> **STATED GOAL**
Work out how many lines include "matplotlib" and answer with that number only.

◆ ◆ ◆ ◆

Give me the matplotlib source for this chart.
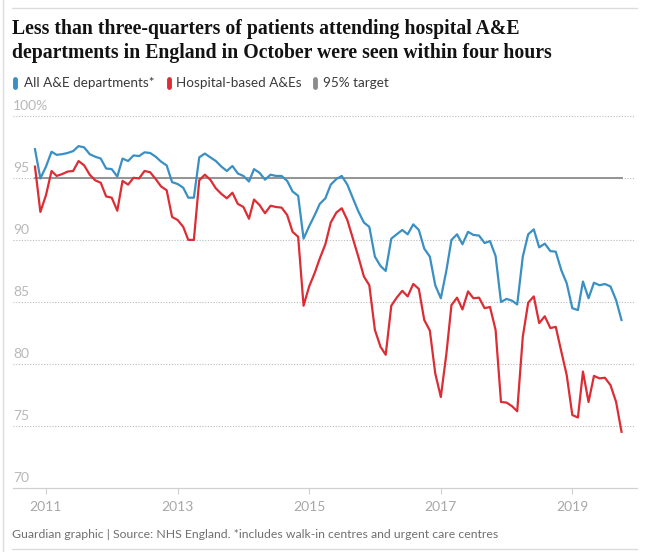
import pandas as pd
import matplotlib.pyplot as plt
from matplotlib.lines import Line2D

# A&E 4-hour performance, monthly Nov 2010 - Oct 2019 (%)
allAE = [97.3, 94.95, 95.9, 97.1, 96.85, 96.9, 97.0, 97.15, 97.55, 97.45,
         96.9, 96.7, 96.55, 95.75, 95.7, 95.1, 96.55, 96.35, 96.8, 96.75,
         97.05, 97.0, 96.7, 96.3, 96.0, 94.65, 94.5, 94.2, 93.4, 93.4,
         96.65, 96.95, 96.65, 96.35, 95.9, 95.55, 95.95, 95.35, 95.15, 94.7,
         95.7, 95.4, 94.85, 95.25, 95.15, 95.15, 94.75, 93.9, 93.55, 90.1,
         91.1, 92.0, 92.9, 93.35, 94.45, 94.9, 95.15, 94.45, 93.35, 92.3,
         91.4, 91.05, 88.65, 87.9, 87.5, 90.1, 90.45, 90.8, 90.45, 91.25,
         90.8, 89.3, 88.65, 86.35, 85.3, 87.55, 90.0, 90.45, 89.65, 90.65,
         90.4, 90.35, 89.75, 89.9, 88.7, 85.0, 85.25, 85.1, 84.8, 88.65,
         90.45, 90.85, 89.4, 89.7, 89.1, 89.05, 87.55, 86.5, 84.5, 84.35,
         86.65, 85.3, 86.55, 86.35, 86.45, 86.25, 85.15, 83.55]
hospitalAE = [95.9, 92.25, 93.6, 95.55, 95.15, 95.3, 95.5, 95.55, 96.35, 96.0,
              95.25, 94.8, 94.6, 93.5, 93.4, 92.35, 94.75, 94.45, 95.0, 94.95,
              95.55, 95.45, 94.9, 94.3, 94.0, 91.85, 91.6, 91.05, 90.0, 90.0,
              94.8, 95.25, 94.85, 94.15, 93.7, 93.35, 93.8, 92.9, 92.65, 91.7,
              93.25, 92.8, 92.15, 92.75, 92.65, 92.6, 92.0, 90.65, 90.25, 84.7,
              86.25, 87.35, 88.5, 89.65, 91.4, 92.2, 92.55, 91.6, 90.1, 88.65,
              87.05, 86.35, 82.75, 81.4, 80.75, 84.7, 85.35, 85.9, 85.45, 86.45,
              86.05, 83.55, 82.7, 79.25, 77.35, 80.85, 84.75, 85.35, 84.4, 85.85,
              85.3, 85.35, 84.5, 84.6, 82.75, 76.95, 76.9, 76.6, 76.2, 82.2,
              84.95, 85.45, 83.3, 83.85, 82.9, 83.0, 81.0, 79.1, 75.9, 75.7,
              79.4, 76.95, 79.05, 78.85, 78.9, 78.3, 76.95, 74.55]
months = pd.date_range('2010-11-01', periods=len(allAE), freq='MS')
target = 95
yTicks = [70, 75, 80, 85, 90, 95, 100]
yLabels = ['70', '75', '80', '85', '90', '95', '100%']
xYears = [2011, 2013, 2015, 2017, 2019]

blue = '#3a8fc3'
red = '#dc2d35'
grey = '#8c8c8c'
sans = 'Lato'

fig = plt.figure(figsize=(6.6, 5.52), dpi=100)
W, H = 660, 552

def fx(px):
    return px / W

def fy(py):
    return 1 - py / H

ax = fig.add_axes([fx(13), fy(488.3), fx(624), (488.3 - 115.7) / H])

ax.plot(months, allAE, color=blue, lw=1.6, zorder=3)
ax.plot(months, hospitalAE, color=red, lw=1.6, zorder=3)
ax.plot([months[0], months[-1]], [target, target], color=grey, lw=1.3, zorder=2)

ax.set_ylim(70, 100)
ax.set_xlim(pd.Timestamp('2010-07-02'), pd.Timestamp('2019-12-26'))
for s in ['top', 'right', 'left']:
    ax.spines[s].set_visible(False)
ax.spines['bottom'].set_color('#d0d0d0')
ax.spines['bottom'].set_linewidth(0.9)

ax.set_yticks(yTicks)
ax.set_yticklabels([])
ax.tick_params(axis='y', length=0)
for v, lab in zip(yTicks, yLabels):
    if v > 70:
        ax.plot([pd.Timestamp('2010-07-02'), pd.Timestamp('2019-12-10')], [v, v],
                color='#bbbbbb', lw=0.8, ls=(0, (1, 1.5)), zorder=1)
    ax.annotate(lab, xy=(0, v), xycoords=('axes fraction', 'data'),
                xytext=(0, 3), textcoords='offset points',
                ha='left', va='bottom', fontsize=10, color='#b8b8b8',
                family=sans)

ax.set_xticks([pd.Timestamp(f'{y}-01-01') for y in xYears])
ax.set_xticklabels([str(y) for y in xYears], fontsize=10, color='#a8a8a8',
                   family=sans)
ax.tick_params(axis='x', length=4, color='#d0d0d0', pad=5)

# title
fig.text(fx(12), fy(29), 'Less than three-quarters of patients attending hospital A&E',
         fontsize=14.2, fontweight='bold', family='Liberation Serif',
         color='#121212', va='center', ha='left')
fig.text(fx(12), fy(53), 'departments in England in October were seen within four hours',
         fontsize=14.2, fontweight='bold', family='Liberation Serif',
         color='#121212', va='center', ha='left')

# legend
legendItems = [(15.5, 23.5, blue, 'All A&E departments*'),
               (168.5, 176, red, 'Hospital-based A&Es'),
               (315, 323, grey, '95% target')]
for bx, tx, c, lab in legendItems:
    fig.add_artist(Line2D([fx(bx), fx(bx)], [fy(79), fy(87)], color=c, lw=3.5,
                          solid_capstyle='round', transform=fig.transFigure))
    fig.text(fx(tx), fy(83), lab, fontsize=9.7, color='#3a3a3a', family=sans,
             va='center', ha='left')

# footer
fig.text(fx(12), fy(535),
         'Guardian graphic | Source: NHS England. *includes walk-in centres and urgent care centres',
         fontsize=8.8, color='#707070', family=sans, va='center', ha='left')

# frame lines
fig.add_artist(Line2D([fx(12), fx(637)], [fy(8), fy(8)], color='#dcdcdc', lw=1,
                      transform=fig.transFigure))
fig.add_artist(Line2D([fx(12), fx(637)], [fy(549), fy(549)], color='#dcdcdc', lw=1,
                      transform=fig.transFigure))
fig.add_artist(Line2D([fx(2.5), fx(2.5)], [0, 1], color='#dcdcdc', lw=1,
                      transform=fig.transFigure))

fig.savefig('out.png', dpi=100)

◆ ◆ ◆ ◆

> **OUTPUT FOR THIS EXERCISE**
3